If your media relations approach hasn't evolved in the past two years, you're probably wasting effort. The media landscape has changed significantly—and the PR strategies that worked in 2022 don't necessarily work today.
What's Changed
Smaller Newsrooms, Higher Standards
Most publications have reduced editorial staff. Journalists cover more beats with less time. This means:
- Generic press releases get ignored
- Pitches must be hyper-relevant and well-timed
- Relationships matter more than volume
The Rise of Niche Authority
Tier-1 coverage still matters, but niche publications and specialized media have become increasingly influential. An article in the right industry publication can drive more business impact than a mention in a general-interest outlet.
AI-Generated Content Fatigue
Editors are drowning in AI-generated pitches and contributed articles. The bar for quality has risen sharply. Authentic expertise and original insights cut through in a way that generic content cannot.
What Still Works
1. Genuine Expert Positioning
Journalists need expert sources. If you've done the work to position yourself as a genuine authority on a specific topic, media opportunities follow naturally.
2. News Hook Discipline
The best PR teams don't pitch in a vacuum—they tie their stories to relevant news cycles, trends, and data. Timing and relevance beat creativity every time.
3. Relationship Investment
There's no shortcut to trusted media relationships.

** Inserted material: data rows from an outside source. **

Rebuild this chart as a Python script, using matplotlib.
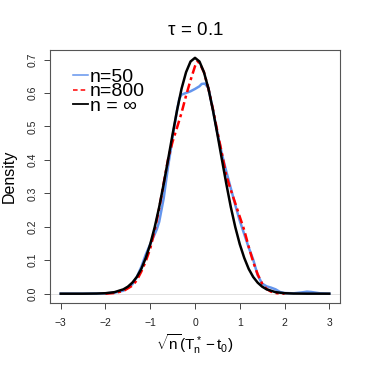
import matplotlib
matplotlib.use("Agg")
import matplotlib.pyplot as plt
from matplotlib.lines import Line2D

plt.rcParams['font.family'] = ['Liberation Sans', 'DejaVu Sans']
plt.rcParams['mathtext.fontset'] = 'custom'
plt.rcParams['mathtext.rm'] = 'Liberation Sans'
plt.rcParams['mathtext.it'] = 'Liberation Sans'
plt.rcParams['mathtext.sf'] = 'Liberation Sans'

# density curves
x_inf = [-3.0, -2.5, -2.2, -2.0, -1.8, -1.6, -1.5, -1.4, -1.3, -1.2, -1.1, -1.0,
         -0.9, -0.8, -0.7, -0.6, -0.5, -0.4, -0.3, -0.2, -0.1, 0.0,
         0.1, 0.2, 0.3, 0.4, 0.5, 0.6, 0.7, 0.8, 0.9, 1.0,
         1.1, 1.2, 1.3, 1.4, 1.5, 1.6, 1.8, 2.0, 2.2, 2.5, 3.0]
y_inf = [0.000, 0.000, 0.0004, 0.0014, 0.0045, 0.013, 0.021, 0.033, 0.050, 0.074, 0.107, 0.148,
         0.199, 0.259, 0.328, 0.402, 0.477, 0.549, 0.613, 0.662, 0.694, 0.705,
         0.694, 0.662, 0.613, 0.549, 0.477, 0.402, 0.328, 0.259, 0.199, 0.148,
         0.107, 0.074, 0.050, 0.033, 0.021, 0.013, 0.0045, 0.0014, 0.0004, 0.000, 0.000]

x_800 = [-2.0, -1.8, -1.6, -1.4, -1.3, -1.2, -1.1, -1.0, -0.9, -0.8, -0.7, -0.6,
         -0.5, -0.4, -0.3, -0.2, -0.1, 0.0, 0.05, 0.1, 0.2, 0.3, 0.4, 0.5, 0.6,
         0.7, 0.8, 0.9, 1.0, 1.1, 1.2, 1.3, 1.4, 1.5, 1.6, 1.7, 1.8, 1.9, 2.0]
y_800 = [0.000, 0.002, 0.008, 0.024, 0.040, 0.066, 0.097, 0.135, 0.190, 0.255, 0.330, 0.403,
         0.455, 0.497, 0.541, 0.592, 0.638, 0.680, 0.694, 0.690, 0.662, 0.613, 0.552, 0.485, 0.420,
         0.352, 0.310, 0.270, 0.230, 0.190, 0.140, 0.095, 0.058, 0.030, 0.014, 0.006, 0.002, 0.0005, 0.000]

x_50 = [-3.0, -2.5, -2.0, -1.8, -1.6, -1.4, -1.3, -1.2, -1.1, -1.0, -0.9, -0.855,
        -0.8, -0.7, -0.6, -0.54, -0.5, -0.4, -0.35, -0.3, -0.2, -0.1, 0.0, 0.1, 0.15,
        0.22, 0.3, 0.33, 0.4, 0.5, 0.6, 0.7, 0.8, 0.9, 1.0, 1.1, 1.2, 1.3,
        1.4, 1.5, 1.6, 1.7, 1.8, 1.9, 2.0, 2.2, 2.4, 2.5, 2.6, 2.8, 3.0]
y_50 = [0.000, 0.000, 0.001, 0.003, 0.009, 0.028, 0.050, 0.080, 0.117, 0.148, 0.178, 0.192,
        0.215, 0.285, 0.382, 0.432, 0.470, 0.549, 0.583, 0.595, 0.600, 0.605, 0.612, 0.620, 0.627,
        0.628, 0.615, 0.595, 0.550, 0.480, 0.418, 0.365, 0.315, 0.265, 0.218, 0.178, 0.138, 0.102,
        0.055, 0.030, 0.022, 0.018, 0.013, 0.005, 0.002, 0.001, 0.004, 0.006, 0.005, 0.001, 0.000]

labels = ['n=50', 'n=800', 'n = \u221e']
colors = ['cornflowerblue', 'red', 'black']
x_ticks = [-3, -2, -1, 0, 1, 2, 3]
y_ticks = [0.0, 0.1, 0.2, 0.3, 0.4, 0.5, 0.6, 0.7]

fig = plt.figure(figsize=(3.66, 3.66), dpi=100)
ax = fig.add_axes([0.1366, 0.172, 0.7924, 0.691])

ax.axhline(0, color='#dddddd', lw=0.6, zorder=1)
ax.plot(x_50, y_50, color=colors[0], lw=1.8, zorder=2)
ax.plot(x_800, y_800, color=colors[1], lw=1.8, dashes=(3.5, 1.5, 1.2, 1.5), zorder=3)
ax.plot(x_inf, y_inf, color=colors[2], lw=1.8, zorder=4)

ax.set_xlim(-3.24, 3.24)
ax.set_ylim(-0.028, 0.728)
ax.set_xticks(x_ticks)
ax.set_yticks(y_ticks)
ax.set_yticklabels([f'{v:.1f}' for v in y_ticks])
ax.tick_params(axis='both', labelsize=7.5, length=4, width=0.7, color='#444444', labelcolor='#222222')
ax.tick_params(axis='x', pad=7)
ax.tick_params(axis='y', pad=5, labelrotation=90)
for lbl in ax.get_yticklabels():
    lbl.set_va('center')
for s in ax.spines.values():
    s.set_color('#555555')
    s.set_linewidth(0.8)

ax.set_title(r'$\tau\,=\,0.1$', fontsize=13.5, pad=11)
ax.set_xlabel(r'$\sqrt{n}(T_n^* - t_0)$', fontsize=11, labelpad=3)
ax.set_ylabel('Density', fontsize=11.5, labelpad=8)

handles = [Line2D([], [], color=colors[0], lw=1.1),
           Line2D([], [], color=colors[1], lw=1.1, dashes=(3, 2)),
           Line2D([], [], color=colors[2], lw=1.3)]
ax.legend(handles, labels, loc='upper left', frameon=False, fontsize=14, handlelength=0.78,
          handletextpad=0.08, labelspacing=-0.16, borderaxespad=0, borderpad=0,
          bbox_to_anchor=(0.079, 0.928))

fig.savefig('out.png', dpi=100)
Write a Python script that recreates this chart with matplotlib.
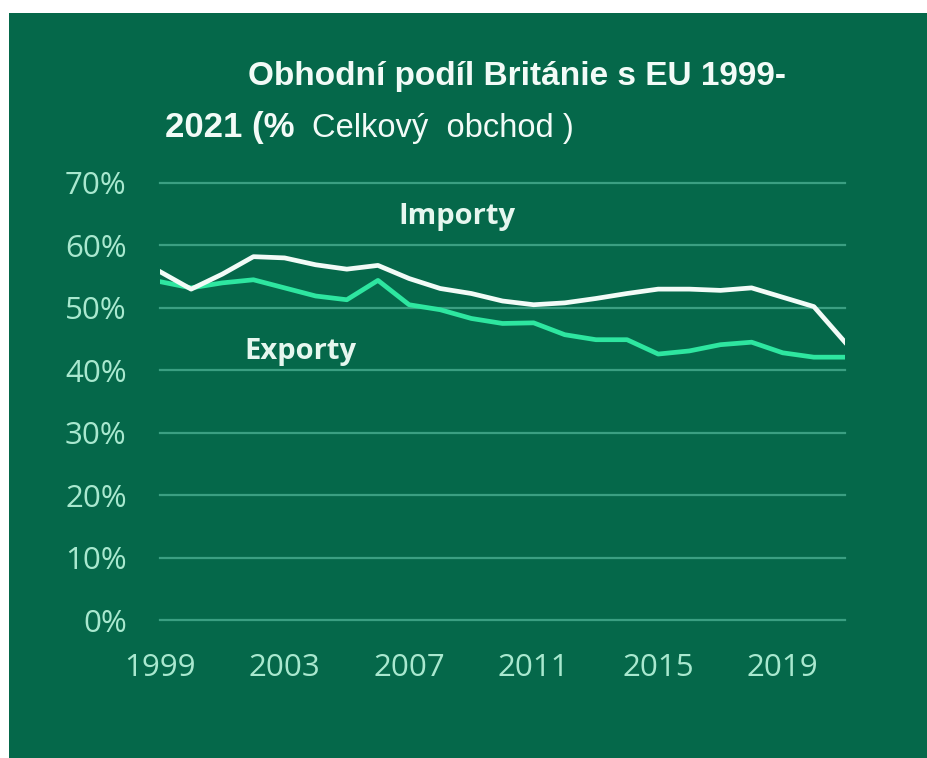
import matplotlib.pyplot as plt
from matplotlib.patches import Rectangle

# data
years = list(range(1999, 2022))
importy = [55.8, 53.0, 55.4, 58.2, 58.0, 56.9, 56.2, 56.8, 54.7, 53.1, 52.3, 51.1,
           50.5, 50.8, 51.5, 52.3, 53.0, 53.0, 52.8, 53.2, 51.7, 50.2, 44.5]
exporty = [54.2, 53.2, 54.0, 54.5, 53.2, 51.9, 51.3, 54.4, 50.5, 49.7, 48.3, 47.5,
           47.6, 45.7, 44.9, 44.9, 42.6, 43.1, 44.1, 44.5, 42.8, 42.1, 42.1]
yticks = [0, 10, 20, 30, 40, 50, 60, 70]
xticks = [1999, 2003, 2007, 2011, 2015, 2019]

bg = "#05684a"
grid_c = "#3b9f82"
tick_c = "#a9e8cf"
exp_c = "#2ee6a0"
imp_c = "#f2fbf7"

W, H = 927, 758
fig = plt.figure(figsize=(W / 100, H / 100), dpi=100)
fig.patch.set_facecolor("white")
fig.patches.append(Rectangle((9 / W, 0), 1, 1 - 13 / H, transform=fig.transFigure,
                             facecolor=bg, edgecolor="none", zorder=-10))

# axes placed so 1999..2021 and 0..70 % land where the reference has them
x0, x1 = 160, 845
y0, y1 = 620, 183
ax = fig.add_axes([x0 / W, 1 - y0 / H, (x1 - x0) / W, (y0 - y1) / H])
ax.set_facecolor("none")
ax.set_xlim(1999, 2021)
ax.set_ylim(0, 70)

for v in yticks:
    ax.axhline(v, color=grid_c, lw=1.6, zorder=1, clip_on=False)

ax.plot(years, importy, color=imp_c, lw=3.4, zorder=3, solid_joinstyle="round")
ax.plot(years, exporty, color=exp_c, lw=3.4, zorder=2, solid_joinstyle="round")

ax.set_yticks(yticks)
ax.set_yticklabels([f"{v}%" for v in yticks])
ax.set_xticks(xticks)
ax.set_xticklabels([str(v) for v in xticks])
ax.tick_params(length=0, colors=tick_c, labelsize=22.5)
ax.tick_params(axis="y", pad=24)
ax.tick_params(axis="x", pad=24)
for lab in ax.get_xticklabels() + ax.get_yticklabels():
    lab.set_family("Open Sans")
for s in ax.spines.values():
    s.set_visible(False)

ax.text(2008.55, 64.6, "Importy", color="#e6f7ef", fontsize=21, fontweight="bold",
        family="Open Sans", ha="center", va="center")
ax.text(2003.5, 43.0, "Exporty", color="#e6f7ef", fontsize=21, fontweight="bold",
        family="Open Sans", ha="center", va="center")

# title, two lines, second line mixes bold and regular
fig.text(248 / W, 1 - 77 / H, "Obhodní podíl Británie s EU 1999-", color="#f2fbf7",
         fontsize=24, fontweight="bold", family="Liberation Sans", ha="left", va="center")
fig.text(165 / W, 1 - 127 / H, "2021 (%", color="#f2fbf7",
         fontsize=25, fontweight="bold", family="Liberation Sans", ha="left", va="center")
fig.text(312 / W, 1 - 129 / H, "Celkový  obchod )", color="#f2fbf7",
         fontsize=23.5, family="Liberation Sans", ha="left", va="center")

fig.savefig("out.png", dpi=100, facecolor=fig.get_facecolor())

Regular, helpful contact with journalists—not just when you need coverage—builds the foundation for consistent placements.
4. Press Office Rigor
The companies that get consistent media coverage operate a disciplined press office: regular pitching cadence, rapid response capability, and editorial-quality materials ready to go.
The Takeaway
Media relations in 2025 rewards quality over quantity, specificity over generality, and consistency over one-off campaigns.